Ninth Circuit Ruling Blocking Unsealing of Video Recording of Prop 8 Trial

by Ed Whelan

As expected, the Ninth Circuit panel hearing the three separate Prop 8 appeals—one on the merits, one on district judge Vaughn Walker’s non-recusal, and on the unsealing of the video recording of the trial—has issued an opinion overturning the district court’s brazen order to unseal the video recording. This excerpt from Judge Reinhardt’s opinion (citation omitted) captures the core reasoning:

[T]he district court abused its discretion by ordering the unsealing of the recording of the trial notwithstanding the trial judge’s commitment to the parties that the recording would not be publicly broadcast. The trial judge on several occasions unequivocally promised that the recording of the trial would be used only in chambers and not publicly broadcast. He made these commitments because the Supreme Court had intervened in this very case in a manner that required him to do so. Thus, his commitments were not merely broad assurances about the privacy of judicial records in the case; they could not have been more explicitly directed toward the particular recording at issue.

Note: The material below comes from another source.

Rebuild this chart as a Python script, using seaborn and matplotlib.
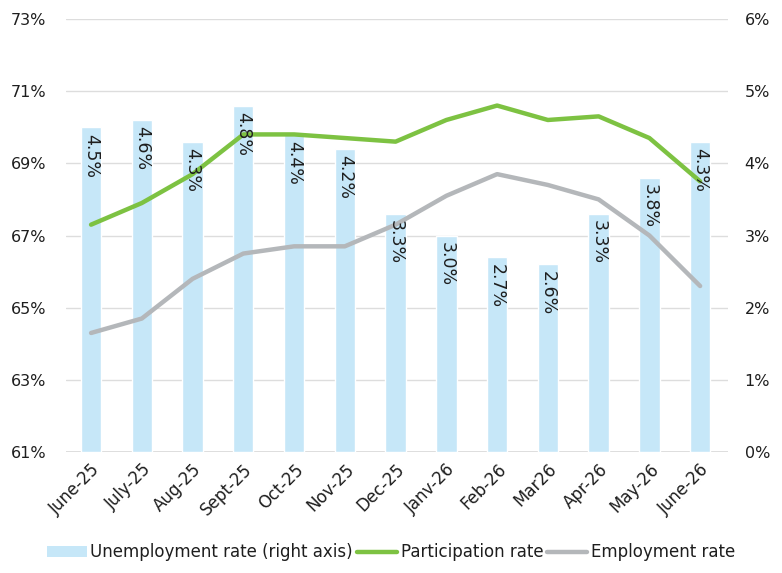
import matplotlib
matplotlib.use("Agg")
import matplotlib.pyplot as plt
import seaborn as sns
import pandas as pd
from matplotlib.patches import Patch
from matplotlib.lines import Line2D

months = ["June-25", "July-25", "Aug-25", "Sept-25", "Oct-25", "Nov-25", "Dec-25",
          "Janv-26", "Feb-26", "Mar26", "Apr-26", "May-26", "June-26"]
unemployment = [4.5, 4.6, 4.3, 4.8, 4.4, 4.2, 3.3, 3.0, 2.7, 2.6, 3.3, 3.8, 4.3]
participation = [67.3, 67.9, 68.7, 69.8, 69.8, 69.7, 69.6, 70.2, 70.6, 70.2, 70.3, 69.7, 68.5]
employment = [64.3, 64.7, 65.8, 66.5, 66.7, 66.7, 67.3, 68.1, 68.7, 68.4, 68.0, 67.0, 65.6]

BAR = "#C6E7F8"
GREEN = "#7DC242"
GREY = "#B4B7BA"
TXT = "#1E1E1E"
FS = 11.5

sns.set_theme(style="white")
plt.rcParams["font.family"] = ["DejaVu Sans"]
plt.rcParams["text.color"] = TXT
plt.rcParams["xtick.color"] = TXT
plt.rcParams["ytick.color"] = TXT

df = pd.DataFrame({"month": months, "unemp": unemployment,
                   "part": participation, "emp": employment})
df["x"] = range(len(df))

fig = plt.figure(figsize=(7.82, 5.73), dpi=100)
ax2 = fig.add_axes([0.084, 0.211, 0.847, 0.756])  # bars, right axis
ax = ax2.twinx()
ax.yaxis.tick_left()
ax2.yaxis.tick_right()
ax.set_zorder(ax2.get_zorder() + 1)
ax.patch.set_visible(False)

sns.barplot(data=df, x="month", y="unemp", color=BAR, width=0.4,
            saturation=1, ax=ax2, zorder=2)
ax2.set_ylim(0, 6)
ax2.set_yticks(range(0, 7))
ax2.set_yticklabels([f"{v}%" for v in range(0, 7)], fontsize=FS)
ax2.yaxis.grid(True, color="#DDDDDD", linewidth=1, zorder=0)
ax2.set_axisbelow(True)

sns.lineplot(data=df, x="x", y="part", color=GREEN, linewidth=3.2, ax=ax)
sns.lineplot(data=df, x="x", y="emp", color=GREY, linewidth=3.2, ax=ax)
ax.set_ylim(61, 73)
ax.set_yticks(range(61, 74, 2))
ax.set_yticklabels([f"{v}%" for v in range(61, 74, 2)], fontsize=FS)
ax.set_xlim(-0.5, 12.55)
ax2.set_xlim(-0.5, 12.55)

# rotated value labels just inside the top of each bar
for i, v in enumerate(unemployment):
    ax.text(i, v - 0.09, f"{v:.1f}%", transform=ax2.transData, rotation=270,
            ha="center", va="top", fontsize=12.5, color=TXT, zorder=5)

ax2.set_xticks(range(len(months)))
ax2.set_xticklabels(months, rotation=45, ha="right", rotation_mode="anchor", fontsize=12)
ax2.tick_params(axis="x", length=0, pad=6)
ax2.tick_params(axis="y", length=0, pad=12)
ax.tick_params(axis="y", length=0, pad=14)
ax.set_xlabel("")
ax.set_ylabel("")
ax2.set_xlabel("")
ax2.set_ylabel("")
for a in (ax, ax2):
    for s in a.spines.values():
        s.set_visible(False)
ax2.axhline(0, color="#D9D9D9", linewidth=1.2, zorder=1)

handles = [Patch(facecolor=BAR, edgecolor="none"),
           Line2D([0], [0], color=GREEN, linewidth=3.2),
           Line2D([0], [0], color=GREY, linewidth=3.2)]
labels = ["Unemployment rate (right axis)", "Participation rate", "Employment rate"]
fig.legend(handles, labels, loc="center", bbox_to_anchor=(0.5, 0.036), ncol=3,
           frameon=False, fontsize=12, handlelength=2.4, handletextpad=0.2,
           columnspacing=0.25, handleheight=0.6)

fig.savefig("out.png", dpi=100)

The panel also specifically directs that the copy of the recording that Walker (now retired) lodged with the district court not be returned to him.

As I’ve said before, in the grand scheme of things Walker’s shenanigans on the video recording pale in comparison to his outlandish decision on the merits. But they are part and parcel of Walker’s broader course of misconduct in what deserves to be recognized as the most egregious performance ever by a federal district judge.

Alas, given the fact that Reinhardt and his fellow arch-liberal Michael Hawkins are two of the three judges on the panel, there is zero reason to imagine that this ruling offers any sign of hope for Prop 8 proponents on the other two appeals.